Tuesday, December 18, 2007

Science in perspective


“I know that I know nothing”
Socrates

“Not knowing that one knows is best”
Lao Tzu

Science isn’t about definite answers to definite questions. Plato thought that the world we live in is a world of false idols and shadows (Republic, book VII, the Cave). He postulated that when we look at a tree, we really see the ideal tree in our mind and not the actual physical tree. Friedrich Nietzsche mirrors Palto’s thought in “The Gay Science”, where he writes that everything we see we reconstruct in our mind with the aid of previous experiences. The subjectivity of reality and the very tools with which we study nature, namely our senses and our mind, as well as our ideas about even the simplest facts in life have been questioned in the past and present. Democritus of Abdera (500 B.C.) said: ‘…by convention sour, by convention sweet, by convention colored; in reality nothing but Atoms and Void’ (Herbert 1987). David Hume, the empirical philosopher of the 18th century opposed the law of causality, one of the pillars of western thought. He maintained that when we say ‘…A causes B..’ we mean only that A and B are conjoined together in fact, so any time A happens, B follows. That does not mean however that B is caused by A. So for Hume the law of causality is actually a law of conjunction (Russell 1967). The ultimate stab into reality and the subjectivity of science came with the advent of Quantum Theory. The Copenhagen interpretation, backed by Niels Bohr and Werner Heisenberg, stated that there is no deep reality and that reality is created by observation (Herbert 1987). Nevertheless no one can doubt the power of scientific thought and its key role in the progress of our civilisation.
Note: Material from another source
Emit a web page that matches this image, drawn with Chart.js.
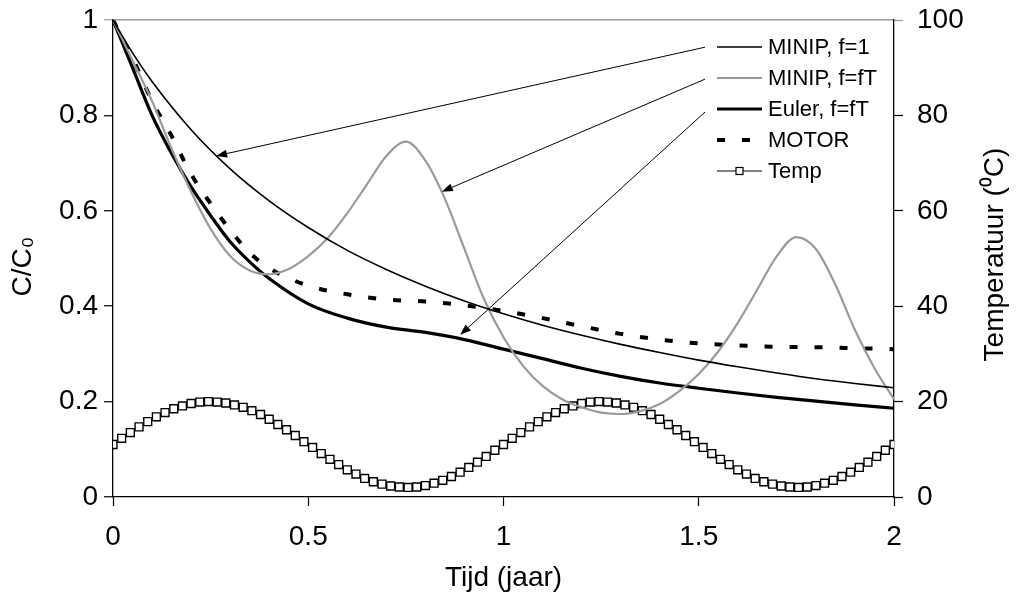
<!DOCTYPE html>
<html><head><meta charset="utf-8">
<script src="https://cdn.jsdelivr.net/npm/chart.js@4.4.1/dist/chart.umd.min.js"></script>
<style>html,body{margin:0;padding:0;background:#fff;}#wrap{width:1017px;height:605px;}</style>
</head><body><div id="wrap"><canvas id="c" width="1017" height="605"></canvas></div>
<script>
// ---- data ----
const seriesNames = ["MINIP, f=1", "MINIP, f=fT", "Euler, f=fT", "MOTOR", "Temp"];
const axisTitles = {x: "Tijd (jaar)", y: "C/C\u2080", y2: "Temperatuur (\u2070C)"};

const minip1T = [0,0.05,0.1,0.2,0.3,0.4,0.5,0.6,0.7,0.8,0.9,1.0,1.1,1.2,1.3,1.4,1.5,1.6,1.7,1.8,1.9,2.0];
const minip1  = [1,0.931,0.871,0.770,0.688,0.621,0.565,0.517,0.477,0.442,0.411,0.384,0.360,0.339,0.320,0.303,0.287,0.273,0.260,0.248,0.238,0.229];

const minipFT_T = [0,0.05,0.1,0.15,0.2,0.25,0.3,0.35,0.4,0.45,0.5,0.55,0.6,0.65,0.7,0.75,0.8,0.85,0.9,0.95,1.0,1.05,1.1,1.15,1.2,1.25,1.3,1.35,1.4,1.45,1.5,1.55,1.6,1.65,1.7,1.75,1.8,1.85,1.9,1.95,2.0];
const minipFT   = [1,0.915,0.83,0.73,0.64,0.562,0.505,0.475,0.467,0.478,0.505,0.543,0.595,0.655,0.715,0.745,0.705,0.625,0.52,0.415,0.335,0.275,0.233,0.205,0.188,0.177,0.174,0.18,0.195,0.222,0.258,0.305,0.365,0.435,0.505,0.545,0.52,0.445,0.35,0.27,0.205];

const eulerT = [0,0.05,0.1,0.15,0.2,0.25,0.3,0.35,0.4,0.5,0.6,0.7,0.8,0.9,1.0,1.1,1.2,1.3,1.4,1.5,1.6,1.7,1.8,1.9,2.0];
const euler  = [1,0.90,0.80,0.72,0.65,0.59,0.535,0.493,0.458,0.405,0.375,0.356,0.345,0.33,0.31,0.29,0.27,0.253,0.239,0.228,0.218,0.209,0.201,0.193,0.186];

const motorT = [0,0.05,0.1,0.15,0.2,0.25,0.3,0.35,0.4,0.5,0.6,0.7,0.8,0.9,1.0,1.1,1.2,1.3,1.4,1.5,1.6,1.7,1.8,1.9,2.0];
const motor  = [1,0.92,0.83,0.757,0.677,0.615,0.56,0.512,0.48,0.443,0.425,0.414,0.41,0.402,0.39,0.375,0.358,0.342,0.33,0.322,0.318,0.315,0.314,0.312,0.31];

const tempT = [0,0.0222,0.0444,0.0667,0.0889,0.1111,0.1333,0.1556,0.1778,0.2,0.2222,0.2444,0.2667,0.2889,0.3111,0.3333,0.3556,0.3778,0.4,0.4222,0.4444,0.4667,0.4889,0.5111,0.5333,0.5556,0.5778,0.6,0.6222,0.6444,0.6667,0.6889,0.7111,0.7333,0.7556,0.7778,0.8,0.8222,0.8444,0.8667,0.8889,0.9111,0.9333,0.9556,0.9778,1.0,
1.0222,1.0444,1.0667,1.0889,1.1111,1.1333,1.1556,1.1778,1.2,1.2222,1.2444,1.2667,1.2889,1.3111,1.3333,1.3556,1.3778,1.4,1.4222,1.4444,1.4667,1.4889,1.5111,1.5333,1.5556,1.5778,1.6,1.6222,1.6444,1.6667,1.6889,1.7111,1.7333,1.7556,1.7778,1.8,1.8222,1.8444,1.8667,1.8889,1.9111,1.9333,1.9556,1.9778,2.0];
const temp = [11.0,12.3,13.5,14.7,15.8,16.8,17.7,18.5,19.1,19.6,19.9,20.0,19.9,19.7,19.3,18.8,18.1,17.3,16.3,15.2,14.1,12.9,11.6,10.4,9.1,7.9,6.8,5.7,4.8,3.9,3.2,2.7,2.3,2.1,2.0,2.1,2.4,2.9,3.5,4.3,5.2,6.2,7.3,8.5,9.8,11.0,
12.3,13.5,14.7,15.8,16.8,17.7,18.5,19.1,19.6,19.9,20.0,19.9,19.7,19.3,18.8,18.1,17.3,16.3,15.2,14.1,12.9,11.6,10.4,9.1,7.9,6.8,5.7,4.8,3.9,3.2,2.7,2.3,2.1,2.0,2.1,2.4,2.9,3.5,4.3,5.2,6.2,7.3,8.5,9.8,11.0];

const xTicks = [0, 0.5, 1, 1.5, 2];
const arrowFrom = [[1.516,0.943],[1.516,0.876],[1.516,0.807]];
const arrowTo   = [[0.264,0.715],[0.842,0.640],[0.889,0.340]];

// ---- helpers ----
const pts = (xs, ys) => xs.map((x, i) => ({x: x, y: ys[i]}));
const FONT = "'Liberation Sans', Arial, sans-serif";
const GRAY = '#9a9a9a';
const fmt = v => String(Math.round(v * 10) / 10);
const noPad = s => { s.paddingTop = 0; s.paddingBottom = 0; };

const overlay = {
  id: 'overlay',
  afterDatasetsDraw(chart) {
    const ctx = chart.ctx, xs = chart.scales.x, ys = chart.scales.y, ca = chart.chartArea;
    ctx.save();
    // arrows
    ctx.strokeStyle = '#000'; ctx.fillStyle = '#000'; ctx.lineWidth = 1;
    for (let i = 0; i < arrowFrom.length; i++) {
      const x1 = xs.getPixelForValue(arrowFrom[i][0]), y1 = ys.getPixelForValue(arrowFrom[i][1]);
      const x2 = xs.getPixelForValue(arrowTo[i][0]), y2 = ys.getPixelForValue(arrowTo[i][1]);
      const a = Math.atan2(y2 - y1, x2 - x1), L = 11, W = 4;
      const bx = x2 - L * Math.cos(a), by = y2 - L * Math.sin(a);
      ctx.beginPath(); ctx.moveTo(x1, y1); ctx.lineTo(bx, by); ctx.stroke();
      ctx.beginPath(); ctx.moveTo(x2, y2);
      ctx.lineTo(bx + W * Math.sin(a), by - W * Math.cos(a));
      ctx.lineTo(bx - W * Math.sin(a), by + W * Math.cos(a));
      ctx.closePath(); ctx.fill();
    }
    // legend
    const lx1 = 717, lx2 = 762, tx = 768, y0 = 47, dy = 31;
    ctx.font = '22px ' + FONT; ctx.textBaseline = 'middle'; ctx.textAlign = 'left';
    chart.data.datasets.forEach((ds, i) => {
      const y = y0 + i * dy;
      ctx.save();
      ctx.strokeStyle = ds.borderColor; ctx.lineWidth = ds.borderWidth;
      ctx.setLineDash(ds.borderDash || []);
      ctx.beginPath(); ctx.moveTo(lx1, y); ctx.lineTo(lx2, y); ctx.stroke();
      ctx.restore();
      if (ds.pointRadius > 0) {
        const s = 7;
        ctx.fillStyle = '#fff'; ctx.fillRect((lx1 + lx2) / 2 - s / 2, y - s / 2, s, s);
        ctx.lineWidth = 1.2; ctx.strokeStyle = '#000';
        ctx.strokeRect((lx1 + lx2) / 2 - s / 2, y - s / 2, s, s);
      }
      ctx.fillStyle = '#000';
      ctx.fillText(ds.label, tx, y + 1);
    });
    // axis titles
    ctx.fillStyle = '#000'; ctx.font = '28px ' + FONT;
    ctx.textAlign = 'center'; ctx.textBaseline = 'middle';
    ctx.fillText(axisTitles.x, (ca.left + ca.right) / 2, 578);
    ctx.save(); ctx.translate(23, (ca.top + ca.bottom) / 2 + 8); ctx.rotate(-Math.PI / 2);
    ctx.fillText(axisTitles.y, 0, 0); ctx.restore();
    ctx.save(); ctx.translate(995, (ca.top + ca.bottom) / 2 - 4); ctx.rotate(-Math.PI / 2);
    ctx.fillText(axisTitles.y2, 0, 0); ctx.restore();
    ctx.restore();
  }
};

new Chart(document.getElementById('c'), {
  type: 'line',
  data: {
    datasets: [
      {label: seriesNames[0], data: pts(minip1T, minip1), yAxisID: 'y', borderColor: '#000', borderWidth: 1.6, pointRadius: 0, cubicInterpolationMode: 'monotone'},
      {label: seriesNames[1], data: pts(minipFT_T, minipFT), yAxisID: 'y', borderColor: GRAY, borderWidth: 2.2, pointRadius: 0, cubicInterpolationMode: 'monotone'},
      {label: seriesNames[2], data: pts(eulerT, euler), yAxisID: 'y', borderColor: '#000', borderWidth: 3.2, pointRadius: 0, cubicInterpolationMode: 'monotone'},
      {label: seriesNames[3], data: pts(motorT, motor), yAxisID: 'y', borderColor: '#000', borderWidth: 4, borderDash: [8, 17], pointRadius: 0, cubicInterpolationMode: 'monotone'},
      {label: seriesNames[4], data: pts(tempT, temp), yAxisID: 'y2', borderColor: '#000', borderWidth: 1, pointStyle: 'rect', pointRadius: 5.6, pointBackgroundColor: '#fff', pointBorderColor: '#000', pointBorderWidth: 1.4, tension: 0}
    ]
  },
  options: {
    responsive: false,
    animation: false,
    layout: {padding: {top: 20, left: 0, right: 0, bottom: 0}},
    plugins: {legend: {display: false}, tooltip: {enabled: false}},
    scales: {
      x: {
        type: 'linear', position: 'bottom', min: 0, max: 2,
        afterBuildTicks: s => { s.ticks = xTicks.map(v => ({value: v})); },
        ticks: {font: {family: FONT, size: 28}, color: '#000', padding: 14, maxRotation: 0, callback: v => fmt(v)},
        grid: {drawOnChartArea: false, tickLength: 9, tickColor: '#000', tickWidth: 1.2},
        border: {color: '#000', width: 1.3},
        afterFit: s => { s.height = 108; s.paddingLeft = 0; s.paddingRight = 0; }
      },
      y: {
        position: 'left', min: 0, max: 1,
        ticks: {stepSize: 0.2, font: {family: FONT, size: 28}, color: '#000', padding: 6, callback: v => fmt(v)},
        grid: {color: c => c.tick && c.tick.value === 1 ? GRAY : 'rgba(0,0,0,0)', lineWidth: 1.5, tickLength: 9,
               tickColor: c => c.tick && c.tick.value === 1 ? GRAY : '#000', tickWidth: 1.2},
        border: {color: '#000', width: 1.3},
        afterFit: s => { s.width = 113; noPad(s); }
      },
      y2: {
        position: 'right', min: 0, max: 100,
        ticks: {stepSize: 20, font: {family: FONT, size: 28}, color: '#000', padding: 14, callback: v => fmt(v)},
        grid: {drawOnChartArea: false, tickLength: 9,
               tickColor: c => c.tick && c.tick.value === 100 ? GRAY : '#000', tickWidth: 1.2},
        border: {color: '#000', width: 1.3},
        afterFit: s => { s.width = 123; noPad(s); }
      }
    }
  },
  plugins: [overlay]
});
</script></body></html>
Epicurus of Athens, considered to be a secular , hedonistic by some, philosopher detested the questioning of reality as he thought it to be of no practical importance. What matters for every scientific mind is a direct observation which can be formulated into a hypothesis and tested in a controlled laboratory environment. The outcome is accepted as a fact provided it can be replicated in different set-ups and by different individuals. However, the critical importance of the answers we get everyday in the lab should not undermine the importance of framing our questions in the appropriate context and keeping an open mind about the nature of reality, even if from a practical point of view it looks as if we understand how things work.